All of the data that follows should be retyped exactly, please, except the pictures.
-=-=-
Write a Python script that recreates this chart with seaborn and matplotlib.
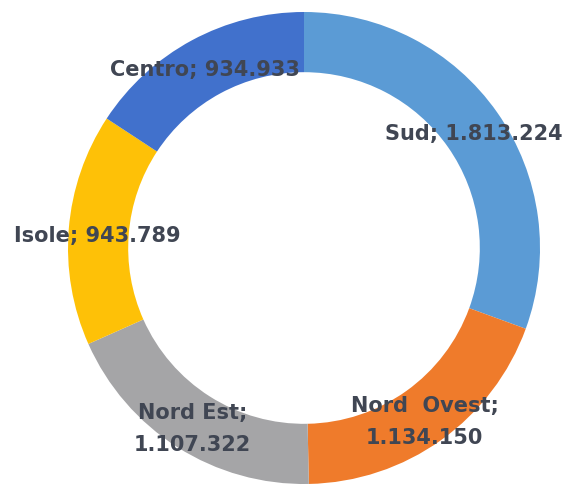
import numpy as np
import matplotlib
matplotlib.use("Agg")
import matplotlib.pyplot as plt
import seaborn as sns

# Popolazione per ripartizione geografica
regions = ["Sud", "Nord Ovest", "Nord Est", "Isole", "Centro"]
values = [1813224, 1134150, 1107322, 943789, 934933]
label_texts = ["Sud; 1.813.224", "Nord  Ovest;\n1.134.150", "Nord Est;\n1.107.322",
               "Isole; 943.789", "Centro; 934.933"]
colors = ["#5B9BD5", "#EF7B2B", "#A5A5A7", "#FEC107", "#4171CC"]

sns.set_theme(style="white")
plt.rcParams["font.family"] = ["DejaVu Sans"]

W, H = 563, 486
fig = plt.figure(figsize=(W / 100, H / 100), dpi=100)

# ring centre and outer radius in pixels
cx, cy, R = 304, 248, 236
ax = fig.add_axes([(cx - R) / W, (H - cy - R) / H, 2 * R / W, 2 * R / H])

wedges, _ = ax.pie(values, colors=colors, startangle=90, counterclock=False,
                   radius=1.0, wedgeprops=dict(width=0.255, linewidth=0))
ax.set_xlim(-1, 1)
ax.set_ylim(-1, 1)
ax.set_aspect("equal")
ax.axis("off")

# data labels at the middle of each wedge, near the outer edge
for w, txt in zip(wedges, label_texts):
    mid = np.deg2rad((w.theta1 + w.theta2) / 2)
    r = 0.88
    ax.text(r * np.cos(mid), r * np.sin(mid) - 0.022, txt, ha="center", va="center",
            fontsize=15, fontweight="bold", color="#404653",
            linespacing=1.75, clip_on=False)

fig.savefig("out.png", dpi=100, facecolor="white")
-=-=-
Output for this exercise:
Write a Python script that recreates this chart with seaborn and matplotlib.
import numpy as np
import matplotlib
matplotlib.use("Agg")
import matplotlib.pyplot as plt
import seaborn as sns

# Popolazione per ripartizione geografica
regions = ["Sud", "Nord Ovest", "Nord Est", "Isole", "Centro"]
values = [1813224, 1134150, 1107322, 943789, 934933]
label_texts = ["Sud; 1.813.224", "Nord  Ovest;\n1.134.150", "Nord Est;\n1.107.322",
               "Isole; 943.789", "Centro; 934.933"]
colors = ["#5B9BD5", "#EF7B2B", "#A5A5A7", "#FEC107", "#4171CC"]

sns.set_theme(style="white")
plt.rcParams["font.family"] = ["DejaVu Sans"]

W, H = 563, 486
fig = plt.figure(figsize=(W / 100, H / 100), dpi=100)

# ring centre and outer radius in pixels
cx, cy, R = 304, 248, 236
ax = fig.add_axes([(cx - R) / W, (H - cy - R) / H, 2 * R / W, 2 * R / H])

wedges, _ = ax.pie(values, colors=colors, startangle=90, counterclock=False,
                   radius=1.0, wedgeprops=dict(width=0.255, linewidth=0))
ax.set_xlim(-1, 1)
ax.set_ylim(-1, 1)
ax.set_aspect("equal")
ax.axis("off")

# data labels at the middle of each wedge, near the outer edge
for w, txt in zip(wedges, label_texts):
    mid = np.deg2rad((w.theta1 + w.theta2) / 2)
    r = 0.88
    ax.text(r * np.cos(mid), r * np.sin(mid) - 0.022, txt, ha="center", va="center",
            fontsize=15, fontweight="bold", color="#404653",
            linespacing=1.75, clip_on=False)

fig.savefig("out.png", dpi=100, facecolor="white")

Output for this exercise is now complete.